Ao anunciar o impensável, o presidente da Argentina, Mauricio Macri, tentou justificar afirmando que esta não é "mais uma crise", e que tem de "ser a última". Mas a volta da cobrança das retenciones – taxa recolhida sobre exportações, inclusive de produtos agropecuários – é um fantasma a mais no país já assombrado pela disparada do câmbio. O presidente argentino sabe o tamanho da encrenca que comprou. Ele mesmos considera "malísimo" (péssimo) o tributo. Faz parte do pacote anunciado nesta segunda-feira (3) para responder às exigências de mais aperto do Fundo Monetário Internacional (FMI).
As retenciones estiveram na origem da escalada de desgaste do casal Kirchner.
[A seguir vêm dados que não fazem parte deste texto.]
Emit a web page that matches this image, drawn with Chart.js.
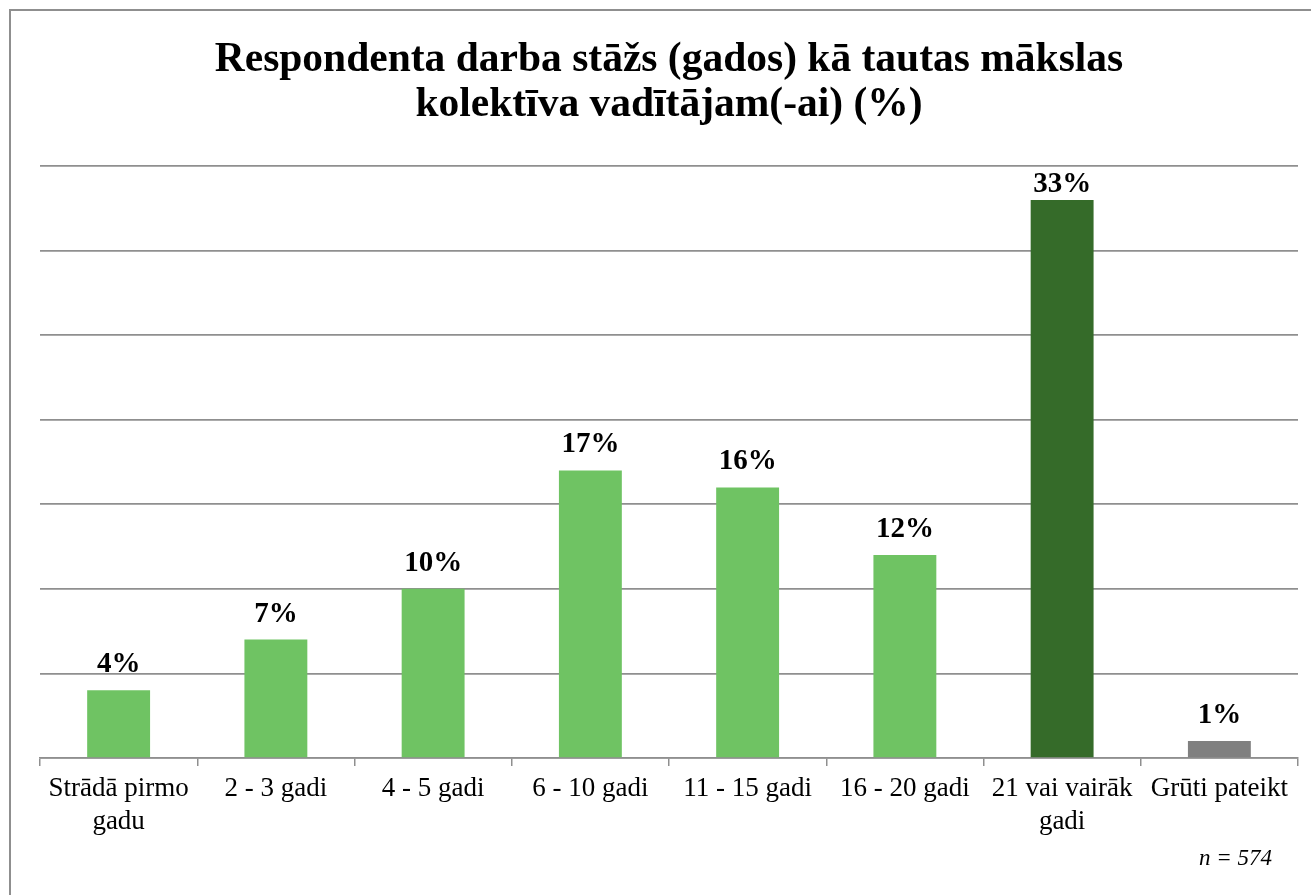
<!DOCTYPE html>
<html>
<head>
<meta charset="utf-8">
<script src="https://cdn.jsdelivr.net/npm/chart.js@4.4.1/dist/chart.umd.min.js"></script>
<style>
    html, body { margin: 0; padding: 0; background: #fff; overflow: hidden; }
    #frame { position: absolute; left: 9px; top: 9px; width: 1320px; height: 900px; border: 2px solid #8f8f8f; box-sizing: border-box; }
    #wrap { position: absolute; left: 0; top: 0; width: 1311px; height: 895px; }
</style>
</head>
<body>
<div id="frame"></div>
<div id="wrap"><canvas id="chart"></canvas></div>
<script>
// ===== Data =====
const categories = [
    ['Strādā pirmo', 'gadu'], '2 - 3 gadi', '4 - 5 gadi', '6 - 10 gadi',
    '11 - 15 gadi', '16 - 20 gadi', ['21 vai vairāk', 'gadi'], 'Grūti pateikt'
];
const values = [4, 7, 10, 17, 16, 12, 33, 1];
const barColors = ['#6fc363', '#6fc363', '#6fc363', '#6fc363', '#6fc363', '#6fc363', '#356b29', '#808080'];
const titleLines = ['Respondenta darba stāžs (gados) kā tautas mākslas', 'kolektīva vadītājam(-ai) (%)'];
const noteText = 'n = 574';

const SERIF = '"Liberation Serif", "Times New Roman", serif';

// ===== Value labels + sample note =====
const labelPlugin = {
    id: 'valueLabels',
    afterDatasetsDraw(chart) {
        const ctx = chart.ctx;
        const meta = chart.getDatasetMeta(0);
        ctx.save();
        ctx.fillStyle = '#000';
        ctx.font = 'bold 29px ' + SERIF;
        ctx.textAlign = 'center';
        ctx.textBaseline = 'alphabetic';
        meta.data.forEach((bar, i) => {
            // keep the label inside the plot area like Excel does
            const y = Math.max(bar.y - 18, chart.chartArea.top + 26);
            ctx.fillText(values[i] + '%', bar.x, y);
        });
        ctx.font = 'italic 23px ' + SERIF;
        ctx.textAlign = 'right';
        ctx.fillText(noteText, chart.chartArea.right - 26, 865);
        ctx.restore();
    }
};

new Chart(document.getElementById('chart'), {
    type: 'bar',
    data: {
        labels: categories,
        datasets: [{
            data: values,
            backgroundColor: barColors,
            barPercentage: 0.4,
            categoryPercentage: 1
        }]
    },
    options: {
        responsive: true,
        maintainAspectRatio: false,
        animation: false,
        layout: { padding: { left: 40, right: 13, bottom: 0 } },
        plugins: {
            legend: { display: false },
            tooltip: { enabled: false },
            title: {
                display: true,
                text: titleLines,
                color: '#000',
                font: { family: SERIF, size: 41.5, weight: 'bold', lineHeight: 1.085 },
                padding: { top: 38, bottom: 38 }
            }
        },
        scales: {
            x: {
                grid: { drawOnChartArea: false, color: '#8f8f8f', tickLength: 8, lineWidth: 1.5 },
                border: { color: '#8f8f8f', width: 1.5 },
                ticks: {
                    color: '#000',
                    font: { family: SERIF, size: 27, lineHeight: 1.22 },
                    maxRotation: 0, autoSkip: false, padding: 6
                },
                afterFit: (scale) => { scale.height = 137; }
            },
            y: {
                min: 0, max: 35,
                ticks: { display: false, stepSize: 5 },
                grid: { color: '#8f8f8f', lineWidth: 1.7, drawTicks: false },
                border: { display: false },
                afterFit: (scale) => { scale.width = 0; }
            }
        }
    },
    plugins: [labelPlugin]
});
</script>
</body>
</html>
Quando presidente, Néstor havia sustado o declínio constante da economia e obtido enorme apoio popular e nas elites. Mas em 2008, quando sua sucessora e mulher, Cristina, anunciou a cobrança de pesadas alíquota sobre a venda ao Exterior de soja e carne, entre outros produtos, deflagrou também uma feroz oposição a seu governo.
Como tecnicamente a "retención" não é um imposto, não passará pelo Congresso. Não alcança os níveis elevados adotados por Cristina, mas os cerca de 10% que serão cobrados sobre produtos com baixo valor agregado (soja em grãos e carne estão nessa categoria e estão entre os principais produtos exportados pela Argentina) são o suficiente para azedar a imagem inicial de um Macri que representou o rompimento com o passado kirchnerista. Outro artificialismo que volta são os "precios cuidados", uma espécie de congelamento branco de produtos básicos. Outro signo do kirchnerismo. Para mostrar que está cortando na carne, Macri também anunciou que vai reduzir o ministério a menos da metade.
Nas ruas de Buenos Aires, pelo menos um mês antes da disparada do câmbio, os sinais da crise eram menos visíveis do que no Brasil. A franquia "aluga-se" (lá, seria "se alquila) não se espalhou como no Brasil. Há clientes nas milhares de lojas de rua que ainda têm força no país. Mas os sinais da alta de preço já se manifestavam sob a forma de falta de itens em cardápios de alguns restaurantes.
Há uma lenda, na Argentina, de que presidentes não peronistas não terminam mandatos. Foi assim com os radicais (integrantes da Unión Cívica Radical, UCR, partido político) Raúl Alfonsin (em 1989, entregou o cargo ao sucessor eleito cinco meses antes da data prevista) e Fernando de la Rúa (renunciou em 2001, no meio do mandato). Macri representa a promessa de quebra dessa escrita. Será melhor para o Brasil que consiga.